How well does mkcls work?

Since mkcls optimizes the same objective as other algorithms (e.g., Brown et al.), we can compare them in terms of the value of the objective at convergence. Using a corpus of 10M lowercased, tokenized English words (the English side of the FBIS ChineseEnglish parallel corpus), I clustered the 50k word types into k=80 clusters with the agglomerative algorithm of Liang (2005) and also with several different configurations of mkcls. I report perplexities on the training data (i.e., the objective) at convergence and give a link to a page that shows the learned clusterings.
What clustering algorithm should you use?

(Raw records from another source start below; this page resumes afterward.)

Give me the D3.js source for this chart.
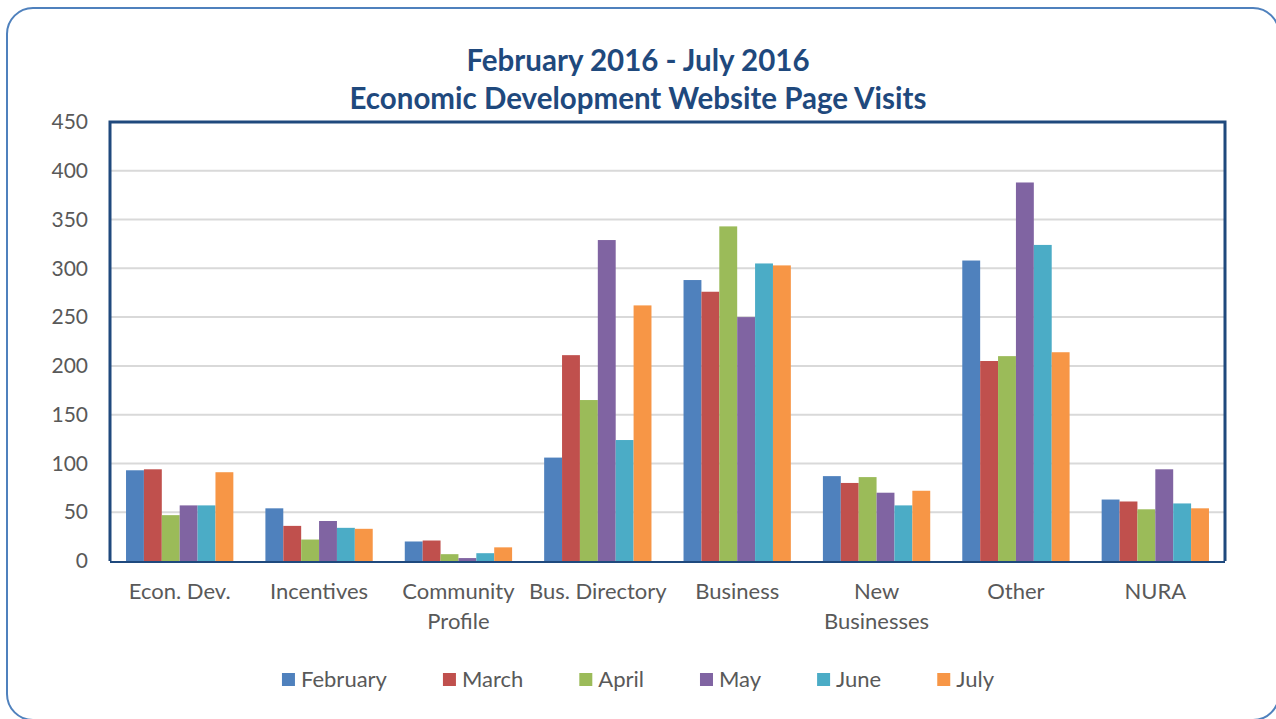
<!DOCTYPE html>
<html>
<head>
<meta charset="utf-8">
<script src="https://cdn.jsdelivr.net/npm/d3@7"></script>
<style>
  html, body { margin: 0; padding: 0; background: #fff; }
  svg { display: block; font-family: Lato, "Open Sans", sans-serif; }
</style>
</head>
<body>
<svg id="chart" width="1276" height="719"></svg>
<script>
const width = 1276, height = 719;

// chart data
const categories = [
  ['Econ. Dev.'],
  ['Incentives'],
  ['Community', 'Profile'],
  ['Bus. Directory'],
  ['Business'],
  ['New', 'Businesses'],
  ['Other'],
  ['NURA']
];
const months = ['February', 'March', 'April', 'May', 'June', 'July'];
const colors = ['#4F81BD', '#C0504D', '#9BBB59', '#8064A2', '#4BACC6', '#F79646'];
// values per category, one per month
const february = [93, 54, 20, 106, 288, 87, 308, 63];
const march    = [94, 36, 21, 211, 276, 80, 205, 61];
const april    = [47, 22,  7, 165, 343, 86, 210, 53];
const may      = [57, 41,  3, 329, 250, 70, 388, 94];
const june     = [57, 34,  8, 124, 305, 57, 324, 59];
const july     = [91, 33, 14, 262, 303, 72, 214, 54];
const yTicks = [0, 50, 100, 150, 200, 250, 300, 350, 400, 450];
const titleLines = ['February 2016 - July 2016', 'Economic Development Website Page Visits'];

const series = [february, march, april, may, june, july];
const catKeys = categories.map(c => c.join(' '));

const plot = { left: 110, right: 1225, top: 122, bottom: 561 };

const svg = d3.select('#chart');

// outer rounded frame
svg.append('rect')
  .attr('x', 7).attr('y', 8)
  .attr('width', 1272).attr('height', 712)
  .attr('rx', 26).attr('ry', 26)
  .attr('fill', 'none')
  .attr('stroke', '#4F81BD')
  .attr('stroke-width', 2);

// title
const title = svg.append('text')
  .attr('text-anchor', 'middle')
  .attr('fill', '#1F497D')
  .style('font-weight', 'bold')
  .style('font-size', '29.5px');
titleLines.forEach((t, i) => {
  title.append('tspan').attr('x', 638).attr('y', 71 + i * 38).text(t);
});

// scales
const x0 = d3.scaleBand()
  .domain(catKeys)
  .range([plot.left, plot.right])
  .paddingInner(0.23)
  .paddingOuter(0.115);

const x1 = d3.scaleBand()
  .domain(months)
  .range([0, x0.bandwidth()]);

const y = d3.scaleLinear()
  .domain([0, 450])
  .range([plot.bottom, plot.top]);

// gridlines
svg.append('g')
  .selectAll('line')
  .data(yTicks.filter(t => t > 0 && t < 450))
  .join('line')
  .attr('x1', plot.left).attr('x2', plot.right)
  .attr('y1', d => y(d)).attr('y2', d => y(d))
  .attr('stroke', '#D9D9D9')
  .attr('stroke-width', 2);

// y axis labels
const yAxis = svg.append('g')
  .attr('transform', `translate(${plot.left},0)`)
  .call(d3.axisLeft(y).tickValues(yTicks).tickSize(0).tickPadding(22));
yAxis.select('.domain').remove();
yAxis.selectAll('text')
  .attr('fill', '#595959')
  .style('font-size', '21px')
  .style('font-family', 'Lato, "Open Sans", sans-serif');

// bars
const groups = svg.append('g')
  .selectAll('g')
  .data(catKeys)
  .join('g')
  .attr('transform', d => `translate(${x0(d)},0)`);

groups.selectAll('rect')
  .data((d, ci) => months.map((m, si) => ({ month: m, value: series[si][ci], color: colors[si] })))
  .join('rect')
  .attr('x', d => x1(d.month))
  .attr('y', d => y(d.value))
  .attr('width', x1.bandwidth())
  .attr('height', d => y(0) - y(d.value))
  .attr('fill', d => d.color);

// plot frame (left, top, right) and bottom axis line
svg.append('path')
  .attr('d', `M${plot.left},${plot.bottom}V${plot.top}H${plot.right}V${plot.bottom}`)
  .attr('fill', 'none')
  .attr('stroke', '#1F497D')
  .attr('stroke-width', 3);
svg.append('line')
  .attr('x1', plot.left).attr('x2', plot.right)
  .attr('y1', plot.bottom + 1).attr('y2', plot.bottom + 1)
  .attr('stroke', '#1F497D')
  .attr('stroke-width', 2);

// category labels
const catLabels = svg.append('g')
  .selectAll('text')
  .data(categories)
  .join('text')
  .attr('text-anchor', 'middle')
  .attr('fill', '#595959')
  .style('font-size', '22px');
catLabels.each(function(lines, i) {
  const cx = x0(catKeys[i]) + x0.bandwidth() / 2;
  d3.select(this).selectAll('tspan')
    .data(lines)
    .join('tspan')
    .attr('x', cx)
    .attr('y', (d, j) => 599 + j * 30)
    .text(d => d);
});

// legend
const legend = svg.append('g').style('font-size', '22px');
const items = legend.selectAll('g')
  .data(months)
  .join('g');
items.append('rect')
  .attr('y', 673)
  .attr('width', 13).attr('height', 13)
  .attr('fill', (d, i) => colors[i]);
items.append('text')
  .attr('x', 19).attr('y', 687)
  .attr('fill', '#595959')
  .text(d => d);

let pos = 0;
const offsets = [];
items.each(function() {
  offsets.push(pos);
  const w = d3.select(this).select('text').node().getComputedTextLength();
  pos += 19 + w + 56;
});
const total = pos - 56;
const startX = 638 - total / 2;
items.attr('transform', (d, i) => `translate(${startX + offsets[i]},0)`);
</script>
</body>
</html>
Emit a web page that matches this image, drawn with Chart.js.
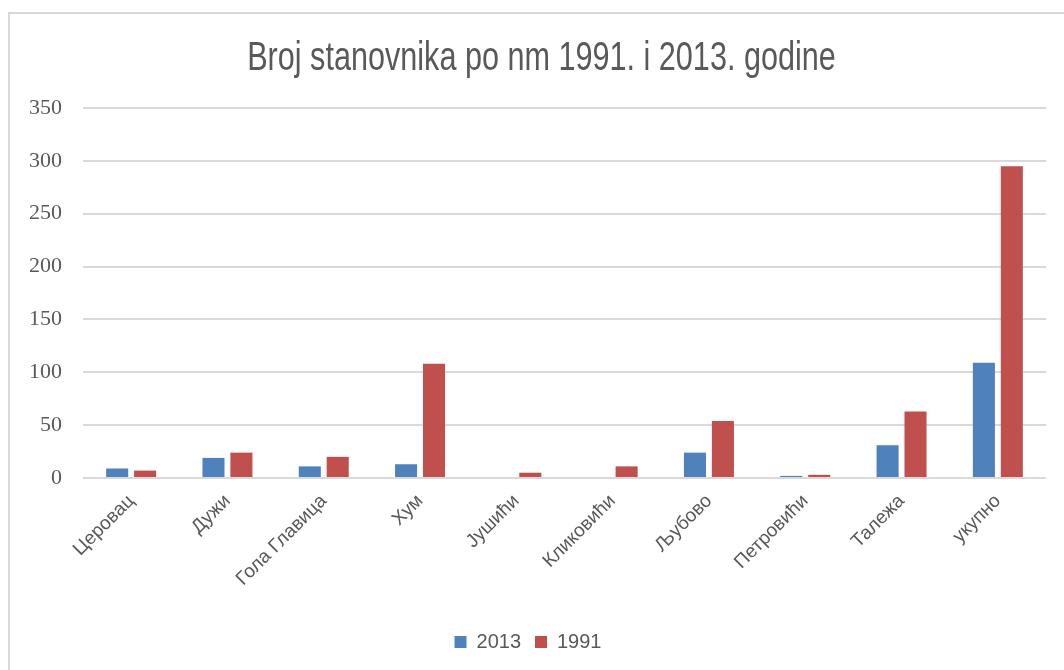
<!DOCTYPE html>
<html>
<head>
<meta charset="utf-8">
<script src="https://cdn.jsdelivr.net/npm/chart.js@4"></script>
<style>
  body { margin: 0; background: #fff; }
  #frame {
    position: absolute;
    left: 8px;
    top: 12px;
    width: 1054px;
    height: 656px;
    border-left: 2px solid #d9d9d9;
    border-top: 2px solid #d9d9d9;
  }
</style>
</head>
<body>
<div id="frame"><canvas id="chart" width="1054" height="656"></canvas></div>
<script>
const canvasElement = document.getElementById("chart");

const chartTitle = "Broj stanovnika po nm 1991. i 2013. godine";
const places = [
  "Церовац", "Дужи", "Гола Главица", "Хум", "Јушићи",
  "Кликовићи", "Љубово", "Петровићи", "Талежа", "укупно",
];
const values2013 = [9, 19, 11, 13, 0, 0, 24, 2, 31, 109];
const values1991 = [7, 24, 20, 108, 5, 11, 54, 3, 63, 295];
const yTicks = [0, 50, 100, 150, 200, 250, 300, 350];

const blue = "#4f81bd";
const red = "#c0504d";
const textGray = "#595959";

// narrow-looking title: no Arial Narrow here, so squeeze Liberation Sans
const narrowTitle = {
  id: "narrowTitle",
  afterDraw: (chart) => {
    const ctx = chart.ctx;
    const area = chart.chartArea;
    ctx.save();
    ctx.fillStyle = textGray;
    ctx.font = "40px 'Liberation Sans', Arial";
    ctx.textAlign = "center";
    ctx.textBaseline = "alphabetic";
    ctx.translate((area.left + area.right) / 2 - 23, 56);
    ctx.scale(0.765, 1);
    ctx.fillText(chartTitle, 0, 0);
    ctx.restore();
  },
};

const config = {
  type: "bar",
  data: {
    labels: places,
    datasets: [
      {
        label: "2013",
        data: values2013,
        backgroundColor: blue,
        categoryPercentage: 0.58,
        barPercentage: 0.79,
      },
      {
        label: "1991",
        data: values1991,
        backgroundColor: red,
        categoryPercentage: 0.58,
        barPercentage: 0.79,
      },
    ],
  },
  options: {
    responsive: false,
    animation: false,
    layout: {
      padding: { left: 0, right: 18, top: 94, bottom: 8 },
    },
    plugins: {
      title: { display: false },
      legend: {
        position: "bottom",
        labels: {
          color: textGray,
          boxWidth: 12,
          boxHeight: 12,
          padding: 14,
          font: { family: "'Liberation Sans', Arial", size: 20 },
        },
      },
      tooltip: { enabled: false },
    },
    scales: {
      x: {
        border: { display: false },
        grid: { display: false },
        ticks: {
          color: textGray,
          minRotation: 45,
          maxRotation: 45,
          padding: 4,
          font: { family: "'Liberation Sans', Arial", size: 19 },
        },
        afterFit: (scale) => {
          scale.height = 140;
        },
      },
      y: {
        min: 0,
        max: 350,
        border: { display: false },
        grid: { color: "#d9d9d9", lineWidth: 2, drawTicks: false },
        afterBuildTicks: (scale) => {
          scale.ticks = yTicks.map((v) => ({ value: v }));
        },
        ticks: {
          color: textGray,
          padding: 21,
          font: { family: "'Liberation Serif', 'Times New Roman'", size: 22 },
        },
        afterFit: (scale) => {
          scale.width = 73;
        },
      },
    },
  },
  plugins: [narrowTitle],
};

const populationChart = new Chart(canvasElement, config);
</script>
</body>
</html>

Although the Brown et al. agglomerative clustering algorithm tends to have somewhat worse perplexities thank mkcls-TA (I've seen the same pattern of results every time I've run these comparisons), it is relatively fast—especially as k gets larger, and this is important since values of k in the 500–1000 range appear to be optimal for many tasks. Moreover, the hierarchical clustering it produces is convenient for obtaining different cluster granularities from a single run, so it may be a good option for some applications (see here and here for examples). But, if you don't need hierarchical clustering and have a fast computer, mkcls is hard to beat.

Unknown said...

this is great, thanks! By any chance did you try any of the other algs in mkcls (other than TA) to confirm Franz' findings?

Chris said...

I didn't try any of the other configurations, but if you want to try them, here's the source data

kokomo40 said...

"Each algorithm starts with a heuristic partitioning of the vocabulary ..., and then considers updates to the current value of c by moving single words between its clusters." - isn't it an exchange algorithm used in (Martin et al, 1998) and (Och, 1999)? According to your explanation, mkcls seems to do what those papers (which most people cites) are doing, and adds combinatorial optimization strategies (e.g. threshold accepting) to improve the local optimum, as (Och, 1999) says.

Anonymous said...

Thanks for the article. FYI, the source data is compressed twice.